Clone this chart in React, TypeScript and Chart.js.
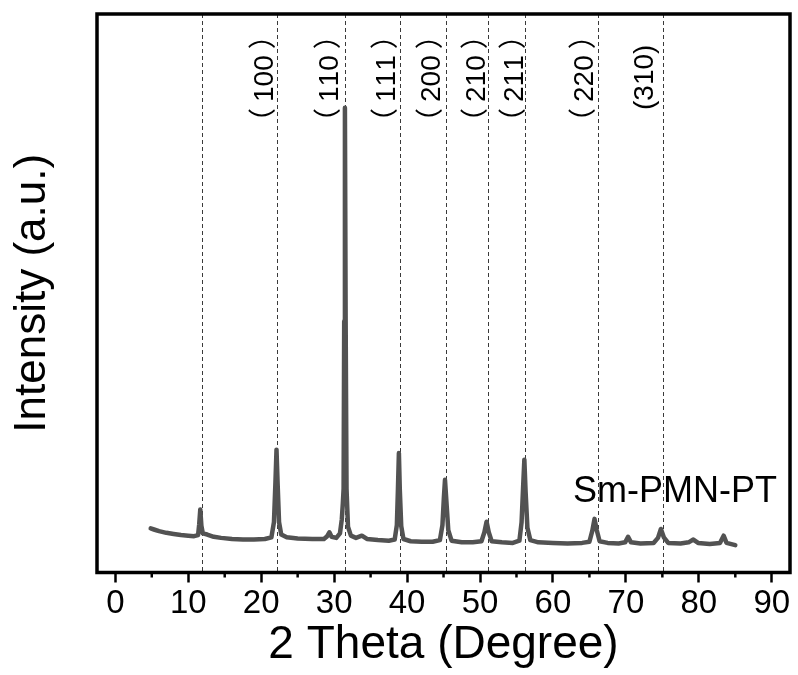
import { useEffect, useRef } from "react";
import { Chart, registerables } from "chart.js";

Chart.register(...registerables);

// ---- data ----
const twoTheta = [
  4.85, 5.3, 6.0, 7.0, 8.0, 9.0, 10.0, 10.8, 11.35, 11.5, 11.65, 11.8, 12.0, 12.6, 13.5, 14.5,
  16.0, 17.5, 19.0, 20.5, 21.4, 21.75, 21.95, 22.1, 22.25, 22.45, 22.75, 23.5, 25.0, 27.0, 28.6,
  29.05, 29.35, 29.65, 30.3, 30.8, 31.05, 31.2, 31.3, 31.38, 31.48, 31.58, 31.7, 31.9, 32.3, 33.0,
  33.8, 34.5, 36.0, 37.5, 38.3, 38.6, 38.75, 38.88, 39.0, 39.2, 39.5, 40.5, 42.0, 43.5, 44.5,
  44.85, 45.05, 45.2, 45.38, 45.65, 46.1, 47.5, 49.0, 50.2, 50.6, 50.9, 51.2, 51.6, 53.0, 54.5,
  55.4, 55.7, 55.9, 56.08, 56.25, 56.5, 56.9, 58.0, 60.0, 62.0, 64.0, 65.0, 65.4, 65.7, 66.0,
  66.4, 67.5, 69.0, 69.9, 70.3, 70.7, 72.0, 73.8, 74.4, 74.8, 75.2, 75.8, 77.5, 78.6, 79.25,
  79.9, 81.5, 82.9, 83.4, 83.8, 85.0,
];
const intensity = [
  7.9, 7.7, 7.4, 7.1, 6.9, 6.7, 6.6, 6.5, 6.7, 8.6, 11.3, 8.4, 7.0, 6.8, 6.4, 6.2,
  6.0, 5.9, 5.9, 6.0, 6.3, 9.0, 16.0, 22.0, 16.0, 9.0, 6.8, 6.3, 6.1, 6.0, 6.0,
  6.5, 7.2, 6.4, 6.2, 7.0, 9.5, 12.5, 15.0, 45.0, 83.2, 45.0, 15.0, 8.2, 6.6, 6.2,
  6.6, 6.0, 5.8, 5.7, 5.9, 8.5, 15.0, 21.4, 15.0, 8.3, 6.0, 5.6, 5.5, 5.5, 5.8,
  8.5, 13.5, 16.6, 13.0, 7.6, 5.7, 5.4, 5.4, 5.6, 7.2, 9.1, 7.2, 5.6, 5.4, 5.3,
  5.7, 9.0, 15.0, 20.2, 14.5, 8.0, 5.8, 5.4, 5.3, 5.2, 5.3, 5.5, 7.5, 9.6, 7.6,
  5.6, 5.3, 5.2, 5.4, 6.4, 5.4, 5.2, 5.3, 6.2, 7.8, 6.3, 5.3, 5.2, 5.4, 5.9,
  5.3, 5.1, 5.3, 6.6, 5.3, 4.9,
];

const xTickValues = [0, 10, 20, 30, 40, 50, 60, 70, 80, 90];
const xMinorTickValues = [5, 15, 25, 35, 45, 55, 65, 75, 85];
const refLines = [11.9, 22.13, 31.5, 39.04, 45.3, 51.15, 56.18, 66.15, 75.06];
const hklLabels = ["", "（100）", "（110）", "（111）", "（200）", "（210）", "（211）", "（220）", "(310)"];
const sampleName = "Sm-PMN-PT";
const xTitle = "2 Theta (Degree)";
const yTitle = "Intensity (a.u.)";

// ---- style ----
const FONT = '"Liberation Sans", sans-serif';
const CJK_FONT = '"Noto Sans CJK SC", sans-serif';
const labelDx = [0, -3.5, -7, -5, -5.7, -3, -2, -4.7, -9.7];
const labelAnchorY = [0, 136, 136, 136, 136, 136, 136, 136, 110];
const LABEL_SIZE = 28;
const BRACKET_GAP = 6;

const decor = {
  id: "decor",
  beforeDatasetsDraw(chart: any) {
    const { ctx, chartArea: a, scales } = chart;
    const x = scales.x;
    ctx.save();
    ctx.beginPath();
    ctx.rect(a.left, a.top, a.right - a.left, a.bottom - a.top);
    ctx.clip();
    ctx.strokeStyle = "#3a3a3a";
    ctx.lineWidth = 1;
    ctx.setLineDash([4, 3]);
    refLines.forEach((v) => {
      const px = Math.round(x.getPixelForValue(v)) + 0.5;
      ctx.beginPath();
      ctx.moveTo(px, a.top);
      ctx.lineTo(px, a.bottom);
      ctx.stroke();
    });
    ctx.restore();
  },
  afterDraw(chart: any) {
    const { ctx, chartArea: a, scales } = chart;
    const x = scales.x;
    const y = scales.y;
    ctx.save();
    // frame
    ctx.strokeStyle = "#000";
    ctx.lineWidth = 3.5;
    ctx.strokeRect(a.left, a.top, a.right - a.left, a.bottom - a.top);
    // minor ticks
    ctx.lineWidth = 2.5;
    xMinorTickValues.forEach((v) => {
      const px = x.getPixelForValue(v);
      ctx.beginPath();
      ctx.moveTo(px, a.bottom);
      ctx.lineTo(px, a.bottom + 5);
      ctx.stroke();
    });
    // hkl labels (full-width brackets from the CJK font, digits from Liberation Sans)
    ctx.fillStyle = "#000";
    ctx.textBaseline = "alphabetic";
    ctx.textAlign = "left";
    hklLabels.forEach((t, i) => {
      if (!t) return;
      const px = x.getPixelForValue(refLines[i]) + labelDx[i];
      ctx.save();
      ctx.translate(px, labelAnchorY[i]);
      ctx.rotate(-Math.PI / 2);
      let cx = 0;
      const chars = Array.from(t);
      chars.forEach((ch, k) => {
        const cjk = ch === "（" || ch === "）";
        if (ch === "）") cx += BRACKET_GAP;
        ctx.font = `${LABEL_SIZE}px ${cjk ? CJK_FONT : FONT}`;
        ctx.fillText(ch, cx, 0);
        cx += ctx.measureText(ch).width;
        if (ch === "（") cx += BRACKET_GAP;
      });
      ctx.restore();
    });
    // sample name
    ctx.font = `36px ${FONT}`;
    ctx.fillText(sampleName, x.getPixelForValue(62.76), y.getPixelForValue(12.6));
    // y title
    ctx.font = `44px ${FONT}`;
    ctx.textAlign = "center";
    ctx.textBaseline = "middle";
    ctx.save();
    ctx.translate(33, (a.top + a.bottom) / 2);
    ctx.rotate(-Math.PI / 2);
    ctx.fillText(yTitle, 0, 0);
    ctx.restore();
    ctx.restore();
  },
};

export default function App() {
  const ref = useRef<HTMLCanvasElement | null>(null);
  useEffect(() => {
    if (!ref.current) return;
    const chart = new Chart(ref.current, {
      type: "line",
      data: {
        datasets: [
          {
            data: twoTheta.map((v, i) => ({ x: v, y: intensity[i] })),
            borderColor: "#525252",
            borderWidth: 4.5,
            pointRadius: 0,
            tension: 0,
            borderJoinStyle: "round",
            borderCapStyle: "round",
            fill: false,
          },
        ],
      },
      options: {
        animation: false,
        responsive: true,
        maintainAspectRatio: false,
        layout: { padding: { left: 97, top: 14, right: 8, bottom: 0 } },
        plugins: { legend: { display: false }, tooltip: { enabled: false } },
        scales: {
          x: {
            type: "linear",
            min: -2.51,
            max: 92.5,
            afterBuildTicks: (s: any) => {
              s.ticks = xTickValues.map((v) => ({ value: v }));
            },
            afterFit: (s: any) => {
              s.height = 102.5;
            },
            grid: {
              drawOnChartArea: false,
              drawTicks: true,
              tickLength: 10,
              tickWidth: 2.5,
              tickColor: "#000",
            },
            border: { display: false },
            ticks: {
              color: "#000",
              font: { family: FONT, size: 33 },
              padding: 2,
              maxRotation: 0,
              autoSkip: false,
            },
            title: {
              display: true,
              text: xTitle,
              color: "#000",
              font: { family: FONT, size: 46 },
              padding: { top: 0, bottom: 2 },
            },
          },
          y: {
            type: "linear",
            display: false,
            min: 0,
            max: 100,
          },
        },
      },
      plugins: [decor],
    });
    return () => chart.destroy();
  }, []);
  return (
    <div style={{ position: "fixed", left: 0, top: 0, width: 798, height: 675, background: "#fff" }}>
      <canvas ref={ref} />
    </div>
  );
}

▶ _DIRECTIONS FOR THIS TASK_: Please extract exactly the lines of the data, from the first through the line containing "Chart.register(...registerables);", and add no pictures to the copy.

▶ _RESPONSE FOR THIS EXERCISE_:
Clone this chart in React, TypeScript and Chart.js.
import { useEffect, useRef } from "react";
import { Chart, registerables } from "chart.js";

Chart.register(...registerables);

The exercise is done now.